The Board does not cite, neither do we find, any authority granting the Board authority to award attorney fees. The hearing officer originally reviewed the Act's legislative history for a source of authority; however, he failed to find a basis for awarding fees. He, therefore, relied on the only two National Labor Relations Board cases authorizing the award. The Board states that its power to award attorney fees is derived from section 11(c) of the Act, which provides in relevant part:

"If, upon a preponderance of the evidence taken, the Board is of the opinion that any person named in the charge has engaged in or is engaging in an unfair labor practice, then it shall state its findings of fact and shall issue and cause to be served upon the person an order requiring him to cease and desist from the unfair labor practice, and to take such affirmative action, including reinstatement of public employees with or without back pay, as will effectuate the policies of this Act." (Ill. Rev. Stat. 1985, ch. 48, par. 1611(c).)

The Board also cites several cases from other States for its interpretation of this remedial provision. Specifically, the Board cites to a Florida case, Firefighters of Boca Raton v. City of Boca Raton, 12 Pub. Employee Rep. (Fla.) par. 17205 (1986). However, unlike section 11(c) of the Act, Florida's statute expressly authorizes attorney fee awards to be assessed against the non-prevailing party. Fla. Stat. Ann. 760.10(13) (West 1986).
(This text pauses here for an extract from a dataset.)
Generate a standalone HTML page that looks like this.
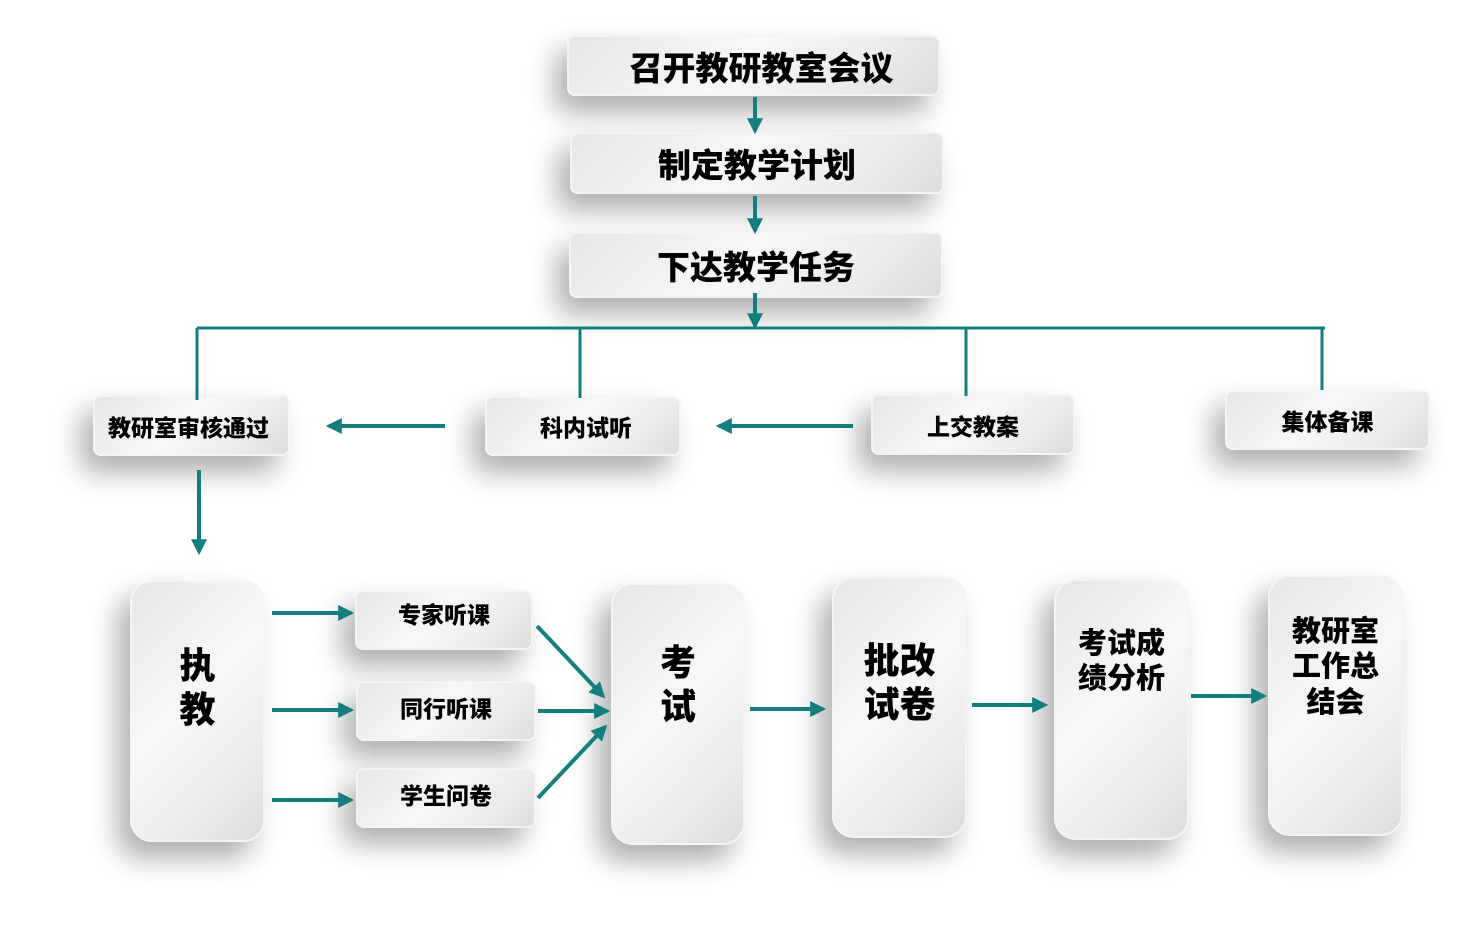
<!DOCTYPE html>
<html><head><meta charset="utf-8"><style>
body{margin:0;width:1468px;height:938px;background:#fff;position:relative;overflow:hidden;font-family:"Liberation Sans","Noto Sans CJK SC",sans-serif;}
.b{position:absolute;box-sizing:border-box;background:linear-gradient(135deg,#e6e6e6 0%,#f7f7f7 45%,#ececec 75%,#dcdcdc 100%);border:2px solid #f4f4f4;border-radius:8px;box-shadow:-12px 16px 28px rgba(0,0,0,.32);display:flex;align-items:center;justify-content:center;font-weight:900;color:#000;text-align:center;}
.t{border-radius:22px;align-items:flex-start;line-height:1.22;}
svg{position:absolute;left:0;top:0;}
</style></head><body>
<div class="b" style="left:567px;top:35px;width:373px;height:61px;font-size:33px;padding-left:16px">召开教研教室会议</div>
<div class="b" style="left:570px;top:132px;width:374px;height:62px;font-size:33px">制定教学计划</div>
<div class="b" style="left:569px;top:232px;width:374px;height:66px;font-size:33px">下达教学任务</div>
<div class="b" style="left:93px;top:395px;width:197px;height:61px;font-size:23px;padding-right:6px">教研室审核通过</div>
<div class="b" style="left:485px;top:396px;width:196px;height:60px;font-size:23px;padding-left:6px">科内试听</div>
<div class="b" style="left:871px;top:394px;width:204px;height:61px;font-size:23px">上交教案</div>
<div class="b" style="left:1225px;top:390px;width:205px;height:60px;font-size:23px">集体备课</div>
<div class="b" style="left:355px;top:590px;width:178px;height:60px;font-size:23px;padding-bottom:14px">专家听课</div>
<div class="b" style="left:356px;top:681px;width:180px;height:60px;font-size:23px;padding-bottom:8px">同行听课</div>
<div class="b" style="left:356px;top:768px;width:180px;height:60px;font-size:23px;padding-bottom:8px">学生问卷</div>
<div class="b t" style="left:130px;top:580px;width:135px;height:262px;font-size:36px;padding-top:62px">执<br>教</div>
<div class="b t" style="left:611px;top:583px;width:134px;height:262px;font-size:36px;padding-top:56px">考<br>试</div>
<div class="b t" style="left:832px;top:577px;width:135px;height:261px;font-size:36px;padding-top:60px">批改<br>试卷</div>
<div class="b t" style="left:1054px;top:579px;width:135px;height:261px;font-size:29px;padding-top:46px">考试成<br>绩分析</div>
<div class="b t" style="left:1268px;top:575px;width:135px;height:261px;font-size:29px;padding-top:38px">教研室<br>工作总<br>结会</div>
<svg width="1468" height="938" viewBox="0 0 1468 938">
<defs><marker id="a" viewBox="0 0 10 10" refX="8" refY="5" markerWidth="4" markerHeight="4" orient="auto"><path d="M0,0L10,5L0,10z" fill="#137e7e"/></marker></defs>
<g stroke="#137e7e" stroke-width="4" fill="none" marker-end="url(#a)">
<line x1="755" y1="97" x2="755" y2="131"/>
<line x1="755" y1="196" x2="755" y2="231"/>
<line x1="755" y1="293" x2="755" y2="326"/>
<line x1="445" y1="426" x2="329" y2="426"/>
<line x1="853" y1="426" x2="719" y2="426"/>
<line x1="199" y1="470" x2="199" y2="552"/>
<line x1="272" y1="613" x2="351" y2="613"/>
<line x1="272" y1="710" x2="351" y2="710"/>
<line x1="272" y1="800" x2="351" y2="800"/>
<line x1="537" y1="626" x2="603" y2="696"/>
<line x1="538" y1="711" x2="607" y2="711"/>
<line x1="538" y1="798" x2="605" y2="727"/>
<line x1="750" y1="709" x2="823" y2="709"/>
<line x1="972" y1="705" x2="1045" y2="705"/>
<line x1="1191" y1="696" x2="1264" y2="696"/>
</g>
<g stroke="#137e7e" stroke-width="3" fill="none">
<line x1="197" y1="328" x2="1325" y2="328"/>
<line x1="197" y1="328" x2="197" y2="400"/>
<line x1="580" y1="328" x2="580" y2="398"/>
<line x1="966" y1="328" x2="966" y2="396"/>
<line x1="1322" y1="328" x2="1322" y2="390"/>
</g>
</svg>
</body></html>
We must find that the Pennsylvania decision cited by the Dissenting Board member is more akin to the present case. The Pennsylvania statute states, in pertinent part, that "the board . . . shall . . . issue . . . an order requiring such person to cease and desist from such unfair labor practice, and to take such reasonable affirmative action, including reinstatement of employees . . . with or without back pay, as will effectuate the policies of the act." (Pa. Stat. Ann. tit. 43, 211.8(c) (Purdon 1964).) The Pennsylvania Board specifically held that the above provision was remedial and not punitive. Pennsylvania Department of Education, 15 Pub. Employee Rep. (Pa.) par. 15206, at 472 (Pennsylvania Employee Relations Board 1984).

The Act and rules promulgated thereunder grant the party charged the right to participate in proceedings conducted by the Board. (Ill. Rev. Stat. 1985, ch. 48, par. 1611(a); 80 Ill. Adm. Code § 1220.20-60 (1986).) Thus, we find that section 11(c) of the Act does not authorize the Board to award attorney fees.

For the foregoing reasons, the decision of the Board with respect to its finding that the City committed unfair labor practices in violation of the Act is affirmed, and its award of attorney fees is reversed.

Affirmed in part and reversed in part.

CASE RESOLUTION

Affirmed in part and reversed in part.